HARLINGEN, Texas (ValleyCentral) — Last week, Ed Carey Drive in Harlingen was closed to traffic due to a collapsed sewer line.
The Texas Department of Transportation asked the public to take an alternate route, but drivers had very few choices.
According to the city, more options probably will not be coming any time soon.
During the closure, the only convenient north/south routes to take were Camelot Drive and New Hampshire Street.
“There’s these thoroughfares, right, there’s this corridor," said City of Harlingen engineer, Luis Vargas. "Ed Carey being the major one, and you have Camelot, then you have New Hampshire, but that’s really it.”
Both streets can get busy and the city was in the process of doing re-paving New Hampshire.
A combination of factors had already delayed that work. The schedule had been shifted due to recent rains, and a new housing unit being built on the street still needed to connect water, wastewater and utility lines underground.
“We don’t want to pave it and then have another contractor cut brand new pavement, and then we’ll have to put a patch," Vargas said.

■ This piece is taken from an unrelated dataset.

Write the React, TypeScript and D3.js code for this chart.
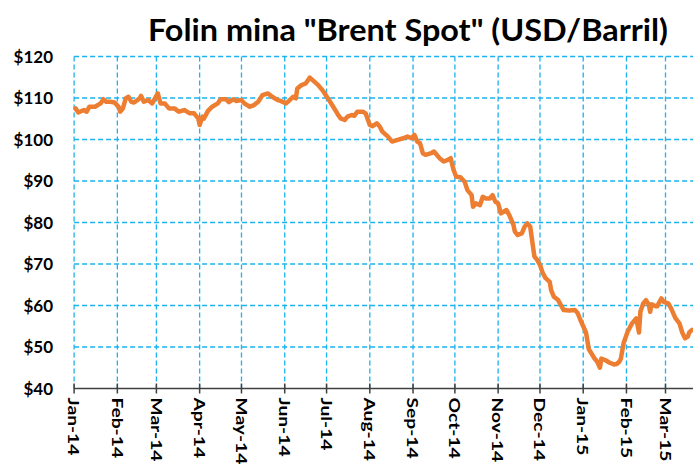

From 2023 through 2024, Harlingen announced nearly eight miles of re-paving work to be completed across all five City Commission districts. The city brought its re-paving efforts in-house to save money.
“We estimate that we would save approximately 30% overall from the construction efforts and costs," Vargas said. "That is saving in materials because we’re going to buy them in bulk and we’re also going to remove or reduce or delete the contractor’s margin or profit. So, we won’t have to pay a profit for a contractor.”
Vargas reported the paving equipment cost about $3 million and the new paving branch of the Public Works Department consists of ten employees. He said that over the last three years, Harlingen has spent an average of $2.2 million per year on repaving projects at $450,000 per mile.
But repaving work does not translate to new roads being built.
New road construction in the city can be difficult due to right-of-way issues, the need for collaboration between local, state and federal agencies, along with geographic obstacles like the arroyo.
There are currently four areas that span the arroyo in town, all of which were built and continue to be maintained by TxDOT.
Vargas said any attempt by the city to connect streets across the arroyo, providing for more city intra-connectivity, would be costly and take years to even bring a plan like that takes years to bring forward.
“So to establish a new one, local one, yes, all that effort paperwork, studies, planning, transportation analysis, traffic analysis, all of that. It would be difficult and costly. How long it would take, probably 10, 15 years”, Vargas said.
For the foreseeable future, residents will have few north/south options to traverse this heavily trafficked area.
Vargas added the city has a thoroughfare map, essentially a plan for how all the roads should connect. He said a new comprehensive plan is in the works, and should be ready by early next year.